Corpos que correm com os rios: por uma existência movente
- martasyp76
- 5 de abr. de 2023
- 3 min de leitura
O rio é um caminho que permite se deslocar,
embora faça tempo que as pessoas
tenham decidido ficar plantadas nas cidades.
Ailton Krenak

É sempre com espanto que, diante do olhar do outro sobre nossos modos de vida, notamos que nos relacionamos com os rios de uma perspectiva colonial e naturalizada. Para nós, é como se estes corpos d'água não existissem. É só com algum esforço que olhamos para os vestígios que insistem em perseverar para nos dar conta que, antes de suas águas paradas e mal cheirosas, havia ali um rio.
Enquanto assistimos ao entupimento de seus cursos por nossos dejetos, passamos a extrair água potável de nossas engenhocas, filtros ou garrafas plásticas. Geração a geração, nos acostumamos à ideia de que os rios ficam parados, enquanto nós é que nos deslocamos freneticamente, pra cá e pra lá.
E, no entanto, numa contra antropologia a lá Krenak, enxergamos com clareza que tudo se passa ao contrário: os rios é que são puro movimento! Suas águas são correntes e deslizam a diferentes velocidades, se avolumando sempre que precipita sobre seu corpo um pé d'água: sua parte que avoou.

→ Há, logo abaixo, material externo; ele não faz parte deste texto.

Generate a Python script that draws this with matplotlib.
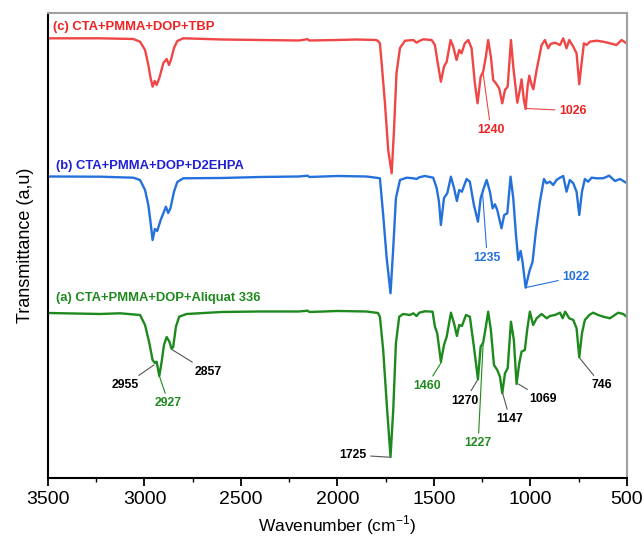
import numpy as np
import matplotlib
matplotlib.use('Agg')
import matplotlib.pyplot as plt

plt.rcParams['font.family'] = ['Liberation Sans', 'DejaVu Sans']
plt.rcParams['mathtext.fontset'] = 'custom'
plt.rcParams['mathtext.rm'] = 'Liberation Sans'

# Spectra: wavenumber (cm-1) and transmittance (a.u., offset per curve)
# (c) CTA+PMMA+DOP+TBP
wn_c = [3500, 3231, 3058, 3023, 2997, 2980, 2968, 2958, 2947, 2937, 2923, 2902, 2885, 2873,
        2863, 2847, 2830, 2799, 2600, 2400, 2200, 2155, 2145, 2000, 1900, 1800, 1790, 1780,
        1771, 1754, 1737, 1719, 1707, 1694, 1676, 1650, 1607, 1590, 1576, 1555, 1512, 1495,
        1483, 1464, 1448, 1434, 1414, 1400, 1383, 1369, 1357, 1340, 1322, 1305, 1288, 1274,
        1258, 1245, 1231, 1219, 1205, 1193, 1179, 1162, 1146, 1132, 1118, 1101, 1089, 1068,
        1055, 1046, 1034, 1025, 1015, 1006, 994, 985, 968, 942, 925, 908, 896, 873, 847, 830,
        813, 799, 778, 761, 747, 735, 723, 709, 692, 657, 623, 588, 554, 528, 502, 500]
tr_c = [439.7, 439.7, 439, 436.3, 428, 413, 399.7, 391.3, 397, 393, 400, 415, 419, 413,
        418, 430, 437, 439.7, 438.5, 438, 437.5, 438.8, 437.5, 438, 438.5, 438, 437, 434.7,
        415, 375, 328, 304.7, 348, 405, 430, 437.3, 438, 435.3, 437, 438.7, 438, 433,
        418, 396.3, 411.3, 416.3, 438, 431.3, 418, 428, 424.7, 434.7, 438, 429.7, 394.7, 374.7,
        401.3, 406.3, 421.3, 438, 421.3, 398, 394.7, 389.7, 374.7, 388, 391.3, 438, 411.3, 375.3,
        388, 398.7, 378, 369, 391.3, 402.3, 393, 388.7, 408, 433, 438, 429.7, 434, 435.3, 433, 439.7,
        429.7, 438, 431.3, 424.7, 393.7, 414.7, 434.7, 433, 436.3, 437.3, 436.3, 434.7, 433, 438, 434.7, 434]

# (b) CTA+PMMA+DOP+D2EHPA
wn_b = [3500, 3231, 3058, 3023, 2997, 2980, 2968, 2958, 2946, 2934, 2916, 2899, 2889, 2877,
        2865, 2847, 2830, 2799, 2600, 2400, 2200, 2155, 2145, 2000, 1850, 1790, 1780, 1763,
        1745, 1725, 1711, 1697, 1676, 1642, 1607, 1590, 1576, 1547, 1504, 1486, 1474, 1464,
        1448, 1431, 1412, 1396, 1381, 1369, 1355, 1331, 1314, 1293, 1272, 1258, 1245, 1227,
        1210, 1196, 1184, 1172, 1150, 1136, 1120, 1103, 1089, 1075, 1063, 1051, 1041, 1025,
        1006, 989, 972, 951, 930, 916, 899, 882, 865, 847, 830, 813, 796, 778, 761, 747, 733,
        718, 701, 683, 657, 623, 592, 562, 536, 502]
tr_b = [301.5, 301.3, 300.3, 298, 288, 273, 255, 238, 249, 247, 258, 266.3, 271.3, 265,
        270, 286.3, 296, 299.7, 300, 301, 301.5, 302.3, 301, 302, 301.5, 300, 299.7, 263,
        220, 184.7, 230, 280, 298, 300.3, 299.7, 299, 300.7, 302, 300.3, 290, 276.3, 253,
        280, 284.7, 301.3, 290, 277, 288, 286.3, 299, 296.3, 273, 256.3, 279.7, 288, 298,
        286.3, 269.7, 273.7, 268, 249.7, 263, 264.7, 301.3, 279.7, 243, 218, 227, 216.3, 190.3,
        206.3, 216.3, 246.3, 276.3, 299, 294.7, 296.3, 293, 298, 300.3, 302, 286.3, 298, 294.7, 286.3, 263, 286.3,
        299, 296.3, 300.3, 299.7, 299.7, 302.3, 297, 299, 295]

# (a) CTA+PMMA+DOP+Aliquat 336
wn_a = [3500, 3231, 3127, 3023, 2997, 2975, 2958, 2946, 2937, 2923, 2911, 2899, 2885, 2871,
        2859, 2851, 2837, 2820, 2782, 2600, 2400, 2200, 2155, 2145, 2000, 1850, 1790, 1780,
        1763, 1745, 1725, 1711, 1697, 1680, 1659, 1624, 1607, 1590, 1576, 1547, 1507, 1495,
        1483, 1464, 1448, 1434, 1412, 1396, 1381, 1369, 1355, 1334, 1314, 1293, 1272, 1258,
        1245, 1231, 1219, 1205, 1189, 1172, 1158, 1146, 1132, 1118, 1101, 1086, 1072, 1058,
        1046, 1029, 1017, 1003, 986, 968, 942, 916, 899, 873, 847, 833, 820, 799, 778, 761,
        747, 733, 718, 695, 675, 649, 623, 588, 545, 519, 502]
tr_a = [165, 164, 164.7, 163, 153, 135, 118, 115, 116.3, 102, 116.3, 133, 141, 136.3,
        129, 131.3, 151.3, 161.3, 164, 166, 166.5, 166.5, 167.3, 166, 167, 166.5, 165, 161.3,
        128, 75, 21.3, 68, 135, 161.3, 164, 163, 164.7, 162, 165.3, 166.7, 166.3, 151.3,
        144.7, 116.3, 133, 141.3, 165.3, 154.7, 142, 153, 152, 163, 161.3, 131.3, 98.7, 131.3,
        135.3, 151.3, 166.3, 148, 113, 108, 101.3, 84.7, 104.7, 109.7, 156.3, 138, 94, 114.7,
        126.3, 128, 148, 166.3, 153, 159.7, 164, 159.7, 162, 163, 165.3, 159.7, 166.3, 159.7, 158, 149.7,
        120.7, 144.7, 158, 163, 165.3, 163, 161.3, 159.7, 165.3, 164, 161.3]

series_names = ['(c) CTA+PMMA+DOP+TBP', '(b) CTA+PMMA+DOP+D2EHPA', '(a) CTA+PMMA+DOP+Aliquat 336']

# peak labels: text, peak position, label position
peaks_c = [('1240', (1245, 404.7), (1205, 348)), ('1026', (1022, 369.5), (780, 367.3))]
peaks_b = [('1235', (1248, 284.7), (1224, 220.3)), ('1022', (1022, 190.5), (764, 201.3))]
peaks_a_black = [('2955', (2951, 113), (3101, 93)), ('2857', (2854, 128), (2672, 106.3)),
                 ('1725', (1723, 20.7), (1920, 23)), ('1270', (1274, 98), (1339, 77.3)),
                 ('1147', (1144, 84.7), (1106, 58.7)), ('1069', (1063, 94), (934, 79)),
                 ('746', (744, 119.7), (631, 92.7))]
peaks_a_green = [('2927', (2923, 102), (2875, 74.7)), ('1460', (1460, 116.3), (1538, 92)),
                 ('1227', (1245, 134.7), (1271, 34.7))]

red = '#f04646'
blue = '#2571dc'
green = '#1e8a1e'

fig = plt.figure(figsize=(6.44, 5.37), dpi=100)
ax = fig.add_axes([0.0745, 0.1099, 0.899, 0.8659])

ax.plot(wn_c, tr_c, color=red, lw=1.7)
ax.plot(wn_b, tr_b, color=blue, lw=1.7)
ax.plot(wn_a, tr_a, color=green, lw=1.7)

ax.text(3474, 451, series_names[0], color='#ee2222', fontsize=9.4, fontweight='bold', va='center')
ax.text(3461, 312, series_names[1], color='#1f1fd6', fontsize=9.4, fontweight='bold', va='center')
ax.text(3461, 180, series_names[2], color='#1e8a1e', fontsize=9.4, fontweight='bold', va='center')


def label_peaks(peaks, tcolor, lcolor):
    for txt, xy, xyt in peaks:
        ax.annotate(txt, xy=xy, xytext=xyt, color=tcolor, fontsize=8.8, fontweight='bold',
                    ha='center', va='center',
                    arrowprops=dict(arrowstyle='-', color=lcolor, lw=0.8, shrinkA=1, shrinkB=0))


label_peaks(peaks_c, '#ee2222', red)
label_peaks(peaks_b, blue, blue)
label_peaks(peaks_a_black, 'black', '#555555')
label_peaks(peaks_a_green, green, green)

ax.set_xlim(3500, 500)
ax.set_ylim(0, 465)
ax.set_xticks(np.arange(3500, 499, -500))
ax.set_xticks(np.arange(3250, 500, -500), minor=True)
ax.set_yticks([])
ax.tick_params(axis='x', which='major', direction='out', length=5.5, width=1.3, labelsize=14, pad=4)
ax.tick_params(axis='x', which='minor', direction='out', length=3, width=1.0)

for s in ['left', 'bottom']:
    ax.spines[s].set_color('black')
    ax.spines[s].set_linewidth(1.5)
for s in ['top', 'right']:
    ax.spines[s].set_color('#a0a0a0')
    ax.spines[s].set_linewidth(1.5)

ax.set_xlabel('Wavenumber (cm$^{\\mathregular{-1}}$)', fontsize=12.5, labelpad=4)
ax.set_ylabel('Transmittance (a,u)', fontsize=13, labelpad=10)

fig.savefig('out.png', dpi=100)
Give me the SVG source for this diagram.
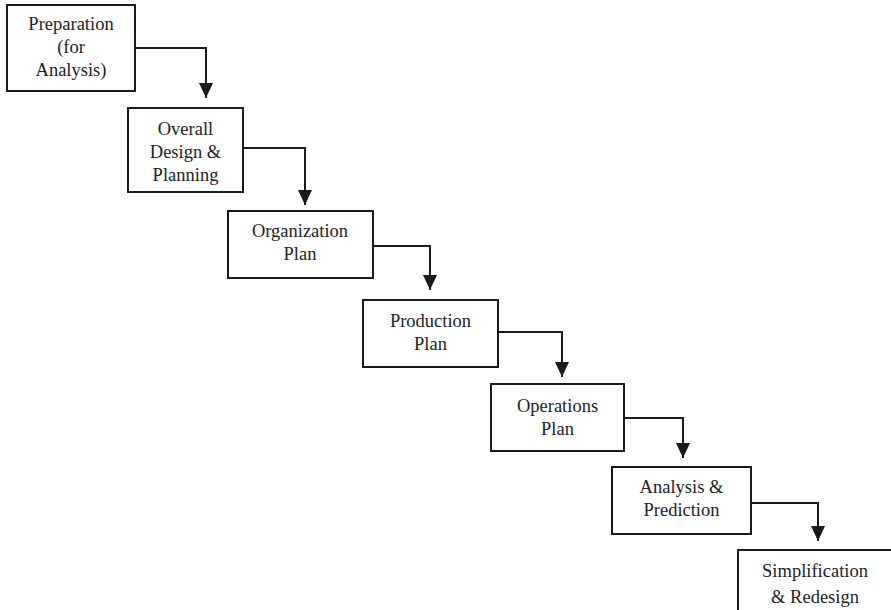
<svg xmlns="http://www.w3.org/2000/svg" width="891" height="610" viewBox="0 0 891 610">
<style>
.box{fill:#fff;stroke:#1a1a1a;stroke-width:2}
.t{font-family:"Liberation Serif","Times New Roman",serif;font-size:18.5px;fill:#222;text-anchor:middle}
.c{fill:none;stroke:#1a1a1a;stroke-width:2}
</style>
<defs>
<marker id="ah" markerUnits="userSpaceOnUse" markerWidth="16" markerHeight="14" refX="15" refY="7" orient="auto">
<path d="M0,0 L15,7 L0,14 Z" fill="#1a1a1a"/>
</marker>
</defs>
<rect width="891" height="610" fill="#fff"/>
<g id="connectors">
<path class="c" d="M135,48 H206 V98" marker-end="url(#ah)"/>
<path class="c" d="M243,148 H305 V205" marker-end="url(#ah)"/>
<path class="c" d="M373,246 H430 V290" marker-end="url(#ah)"/>
<path class="c" d="M498,332 H562 V377" marker-end="url(#ah)"/>
<path class="c" d="M624,418 H683 V458" marker-end="url(#ah)"/>
<path class="c" d="M751,503 H818 V541" marker-end="url(#ah)"/>
</g>
<g id="n1"><rect class="box" x="7" y="5" width="128" height="86"/>
<text class="t" x="71" y="30">Preparation</text><text class="t" x="71" y="53">(for</text><text class="t" x="71" y="76">Analysis)</text></g>
<g id="n2"><rect class="box" x="128" y="108" width="115" height="84"/>
<text class="t" x="185.5" y="135">Overall</text><text class="t" x="185.5" y="158">Design &amp;</text><text class="t" x="185.5" y="181">Planning</text></g>
<g id="n3"><rect class="box" x="228" y="211" width="145" height="67"/>
<text class="t" x="300" y="237">Organization</text><text class="t" x="300" y="260">Plan</text></g>
<g id="n4"><rect class="box" x="363" y="300" width="135" height="67"/>
<text class="t" x="430.5" y="327">Production</text><text class="t" x="430.5" y="350">Plan</text></g>
<g id="n5"><rect class="box" x="491" y="384" width="133" height="67"/>
<text class="t" x="557.5" y="412">Operations</text><text class="t" x="557.5" y="435">Plan</text></g>
<g id="n6"><rect class="box" x="612" y="467" width="139" height="67"/>
<text class="t" x="681.5" y="493">Analysis &amp;</text><text class="t" x="681.5" y="516">Prediction</text></g>
<g id="n7"><rect class="box" x="738" y="550" width="160" height="80"/>
<text class="t" x="815" y="577">Simplification</text><text class="t" x="815" y="603">&amp; Redesign</text></g>
</svg>
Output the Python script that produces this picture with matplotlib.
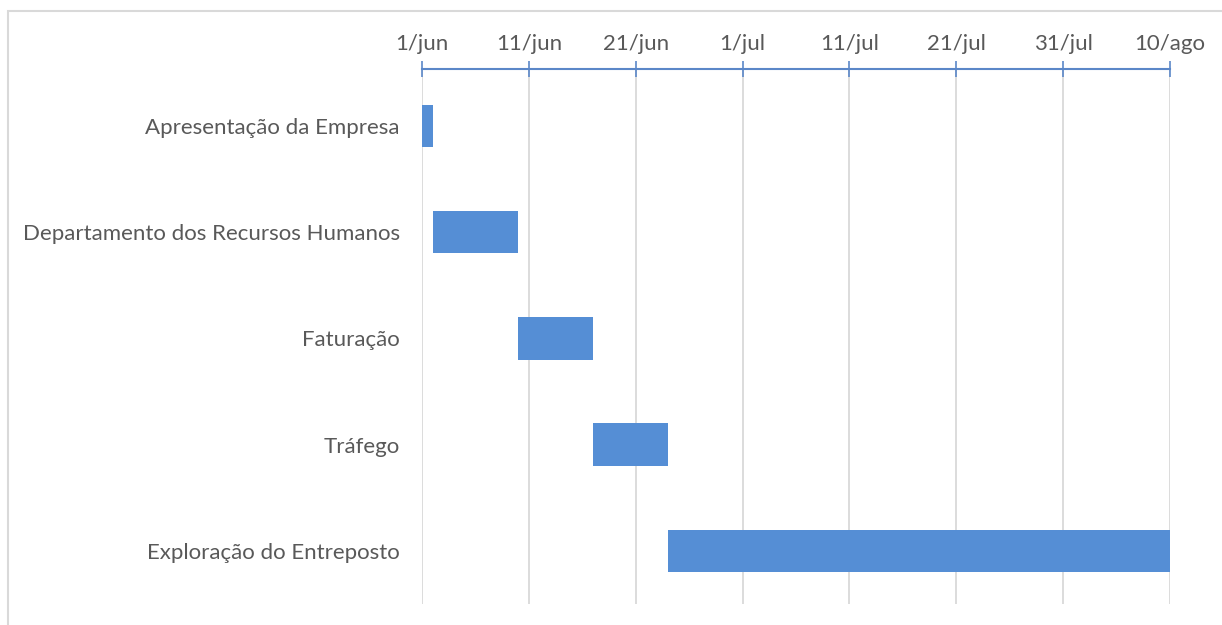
import datetime as dt

import matplotlib
matplotlib.use("Agg")
import matplotlib.dates as mdates
import matplotlib.pyplot as plt
from matplotlib.patches import Rectangle

# dados do cronograma
tarefas = [
    "Apresentação da Empresa",
    "Departamento dos Recursos Humanos",
    "Faturação",
    "Tráfego",
    "Exploração do Entreposto",
]
inicio = ["2019-06-01", "2019-06-02", "2019-06-10", "2019-06-17", "2019-06-24"]
duracao = [1, 8, 7, 7, 47]

ticks_datas = ["2019-06-01", "2019-06-11", "2019-06-21", "2019-07-01",
               "2019-07-11", "2019-07-21", "2019-07-31", "2019-08-10"]
ticks_rotulos = ["1/jun", "11/jun", "21/jun", "1/jul", "11/jul", "21/jul", "31/jul", "10/ago"]

COR_BARRA = "#558ED5"
COR_EIXO = "#5B87C8"
COR_GRELHA = "#D9D9D9"
COR_TEXTO = "#595959"

plt.rcParams["font.family"] = ["Lato", "DejaVu Sans"]

W, H = 1222, 625
fig = plt.figure(figsize=(W / 100, H / 100), dpi=100)
ax = fig.add_axes([422 / W, 1 - 604 / H, (1170 - 422) / W, (604 - 69) / H])

# moldura do gráfico
fig.patches.append(Rectangle((8 / W, -0.1), 1.2, 1 - 11 / H + 0.1,
                             transform=fig.transFigure, fill=False,
                             edgecolor=COR_GRELHA, linewidth=1.5))

starts = [mdates.date2num(dt.date.fromisoformat(d)) for d in inicio]
ax.barh(range(len(tarefas)), duracao, left=starts, height=0.4,
        color=COR_BARRA, zorder=3)

xt = [mdates.date2num(dt.date.fromisoformat(d)) for d in ticks_datas]
ax.set_xlim(xt[0], xt[-1])
ax.set_xticks(xt)
ax.set_xticklabels(ticks_rotulos)
ax.xaxis.tick_top()
ax.tick_params(axis="x", direction="inout", length=12, width=1.2,
               color=COR_EIXO, labelsize=16, labelcolor=COR_TEXTO, pad=5)
ax.grid(axis="x", color=COR_GRELHA, linewidth=1.3, zorder=0)

ax.set_ylim(4.5, -0.536)
ax.set_yticks(range(len(tarefas)))
ax.set_yticklabels(tarefas)
ax.tick_params(axis="y", length=0, labelsize=16, labelcolor=COR_TEXTO, pad=16)

for lado in ["left", "right", "bottom"]:
    ax.spines[lado].set_visible(False)
ax.spines["top"].set_color(COR_EIXO)
ax.spines["top"].set_linewidth(1.5)
ax.spines["top"].set_zorder(4)

fig.savefig("out.png", dpi=100)
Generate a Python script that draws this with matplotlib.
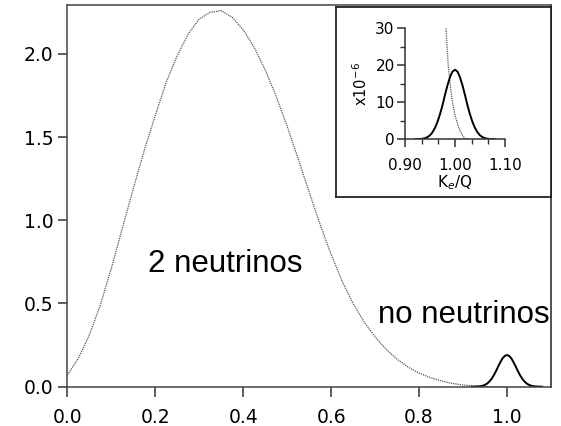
import numpy as np
import matplotlib
matplotlib.use("Agg")
import matplotlib.pyplot as plt

# 2-neutrino spectrum (K_e/Q, rate)
two_nu_x = [0.0, 0.025, 0.05, 0.075, 0.1, 0.125, 0.15, 0.175, 0.2, 0.225,
            0.25, 0.275, 0.3, 0.325, 0.35, 0.375, 0.4, 0.425, 0.45, 0.475,
            0.5, 0.525, 0.55, 0.575, 0.6, 0.625, 0.65, 0.675, 0.7, 0.725,
            0.75, 0.775, 0.8, 0.825, 0.85, 0.875, 0.9, 0.925, 0.95, 0.975, 1.0]
two_nu_y = [0.07, 0.17, 0.31, 0.49, 0.71, 0.95, 1.19, 1.42, 1.63, 1.83,
            1.99, 2.12, 2.21, 2.25, 2.26, 2.22, 2.145, 2.04, 1.905, 1.745,
            1.565, 1.37, 1.17, 0.975, 0.795, 0.635, 0.50, 0.39, 0.30, 0.225,
            0.165, 0.118, 0.082, 0.055, 0.035, 0.020, 0.010, 0.004, 0.001, 0.0, 0.0]

# 0-neutrino peak at Q
peak_x = [0.92, 0.93, 0.935, 0.94, 0.945, 0.95, 0.955, 0.96, 0.965, 0.97, 0.975,
          0.98, 0.985, 0.99, 0.995, 1.0, 1.005, 1.01, 1.015, 1.02, 1.025,
          1.03, 1.035, 1.04, 1.045, 1.05, 1.055, 1.06, 1.065, 1.07, 1.08]
peak_main = [0.0, 0.0008, 0.0016, 0.003, 0.006, 0.011, 0.019, 0.031, 0.047, 0.068, 0.093,
             0.121, 0.147, 0.170, 0.185, 0.190, 0.185, 0.170, 0.147, 0.121, 0.093,
             0.068, 0.047, 0.031, 0.019, 0.011, 0.006, 0.003, 0.0016, 0.0008, 0.0]
peak_inset = [0.0, 0.08, 0.16, 0.3, 0.6, 1.1, 1.9, 3.1, 4.7, 6.8, 9.2,
              12.0, 14.6, 16.8, 18.3, 18.8, 18.3, 16.8, 14.6, 12.0, 9.2,
              6.8, 4.7, 3.1, 1.9, 1.1, 0.6, 0.3, 0.16, 0.08, 0.0]

# 2-neutrino tail in the inset (x1e-6)
tail_x = [0.978, 0.982, 0.9865, 0.991, 0.995, 1.0, 1.007, 1.012, 1.017, 1.022, 1.03]
tail_y = [36.0, 30.0, 20.0, 14.0, 10.0, 6.5, 3.4, 1.8, 0.7, 0.1, 0.0]

fig = plt.figure(figsize=(5.61, 4.26), dpi=100)
ax = fig.add_axes([0.12, 0.0923, 0.862, 0.896])

dots = dict(color="#555555", linewidth=0.9, linestyle=(0, (1, 0.8)))
ax.plot(two_nu_x, two_nu_y, **dots)
ax.plot(peak_x, peak_main, color="black", linewidth=1.4)

ax.set_xlim(0, 1.1)
ax.set_ylim(0, 2.294)
ax.set_xticks([0.0, 0.2, 0.4, 0.6, 0.8, 1.0])
ax.set_yticks([0.0, 0.5, 1.0, 1.5, 2.0])
ax.xaxis.set_major_formatter(matplotlib.ticker.FormatStrFormatter("%.1f"))
ax.yaxis.set_major_formatter(matplotlib.ticker.FormatStrFormatter("%.1f"))
ax.tick_params(axis="x", direction="out", length=7, width=1.1, labelsize=13.5, pad=8, color="#333333")
ax.tick_params(axis="y", direction="out", length=6.5, width=1.1, labelsize=13.5, pad=3.5, color="#333333")
for s in ax.spines.values():
    s.set_linewidth(1.1)
    s.set_color("#444444")
ax.spines["right"].set_color("#222222")

ax.text(0.183, 0.69, "2 neutrinos", fontsize=22.5, family="Liberation Sans", va="baseline", ha="left")
ax.text(0.706, 0.38, "no neutrinos", fontsize=22.5, family="Liberation Sans", va="baseline", ha="left")

# inset frame
box = fig.add_axes([0.599, 0.5376, 0.383, 0.446])
box.set_xticks([])
box.set_yticks([])
for s in box.spines.values():
    s.set_linewidth(1.3)
    s.set_color("#222222")
box.set_zorder(2)

ins = fig.add_axes([0.722, 0.673, 0.178, 0.2606])
ins.set_zorder(3)
ins.patch.set_alpha(0)
ins.plot(tail_x, tail_y, **dots)
ins.plot(peak_x, peak_inset, color="black", linewidth=1.4)
ins.set_xlim(0.90, 1.10)
ins.set_ylim(0, 30)
ins.set_xticks([0.90, 1.00, 1.10])
ins.set_xticks([0.9333, 0.9667, 1.0333, 1.0667], minor=True)
ins.set_yticks([0, 10, 20, 30])
ins.set_yticks([5, 15, 25], minor=True)
ins.xaxis.set_major_formatter(matplotlib.ticker.FormatStrFormatter("%.2f"))
ins.spines["top"].set_visible(False)
ins.spines["right"].set_visible(False)
for s in ("left", "bottom"):
    ins.spines[s].set_linewidth(1.1)
    ins.spines[s].set_color("#333333")
ins.tick_params(which="major", direction="out", length=5.5, width=1.1, labelsize=11, color="#333333")
ins.tick_params(which="minor", direction="out", length=3.5, width=1.0, color="#333333")
ins.tick_params(axis="x", which="major", pad=8)
ins.tick_params(axis="y", which="major", pad=2)
ins.set_xlabel("K$_e$/Q", fontsize=11, labelpad=0)
ins.set_ylabel("x10$^{-6}$", fontsize=10.5, labelpad=4)

fig.savefig("out.png", dpi=100)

Os rios correm conforme a necessidade de seus fluxos. São capazes de criar espaços para fazer passar o que neles excede. E, no entanto, aos olhos herdeiros de lentes coloniais, somos nós os seres de movimento.
Plantados no coração das cidades é bom que saibamos reconhecer nossa opção por uma espécie de imobilidade. Habitantes de casas verticais, nos deslocamos por elevadores e, nas atividades cotidianas, nossos corpos confinam-se em cadeiras para trabalhar e estudar. Se precisamos nos deslocar, o fazemos com os corpos também estacionados na morosidade do tráfego urbano, e ao chegar em casa, nada melhor que nos acomodarmos sentados, em frente à tv.
Eis nossos corpos! Desconectados de seus movimentos potenciais, adaptados às exigências dessa vida que criamos, como se fosse o único modo de existir. Corpos ansiosos, deprimidos, apáticos. E não pelo excesso de movimentos, mas por não considerarmos seus ciclos mais básicos, de sono e de fome, de expansão e contenção.
Tal como os corpos dos rios, os nossos também têm uma inteligência própria. São corpos pensantes e comunicantes, só é preciso aprender sua língua. Após séculos submetidos a um processo de tamponamento e asfixia, aprendemos a codificar sua linguagem sob o regime capitalístico civilizatório, cujo paradigma é o da adaptabilidade funcional às estruturas bem fundamentadas.
De seres de movimento, passamos a cultivar o gosto por uma existência sedentária: corpos que aprendem a reproduzir e desejar o que já está aí. Nossa fábrica de moldar corpos privilegia o assujeitamento às condições dominantes: trata-se de caber em modelos prévios e genéricos, portar um corpo-norma.
Tal qual os rios canalizados de nossas cidades, também nós desaprendemos a voar. Mas, ainda que contidos, nossos corpos não deixam de comunicar sua dor. Do nervo ciático aos processos de indigestão; das úlceras gástricas à apatia generalizada. Também como os rios, nossos corpos se entristecem e adoecem. É sua forma de dizer não.
Na lógica civilizatória, os nãos dos corpos tornam-se ocasião para recorrer aos fármacos e suas composições químicas, afinal, pra todo mal tem um remédio. O problema com essa lógica é que ela segue surda ao que os corpos nos comunicam, e mais uma vez, ganha força a adequação ao molde prévio.
Se os rios têm a capacidade de escoar seus fluxos, na medida em que cavam sobre o solo sua superfície de passagem; nossos corpos também produzem, na carne, seus processos singulares de desligamento ou de excessos. Caberá a nós ativar a escuta que nos permite afirmar os corpos como entidades falantes e desejantes. Corpos que sabem de si e que têm capacidade de nos apontar caminhos.
Em vez de nos agarrar a diagnósticos fechados e adaptativos, é preciso ter coragem para investir numa existência movente, que nos convoque a um movimento conciliatório, a saber, a reconexão com a materialidade do que somos: antes de tudo, corpos!
E, de preferência, do tipo que saiba voar.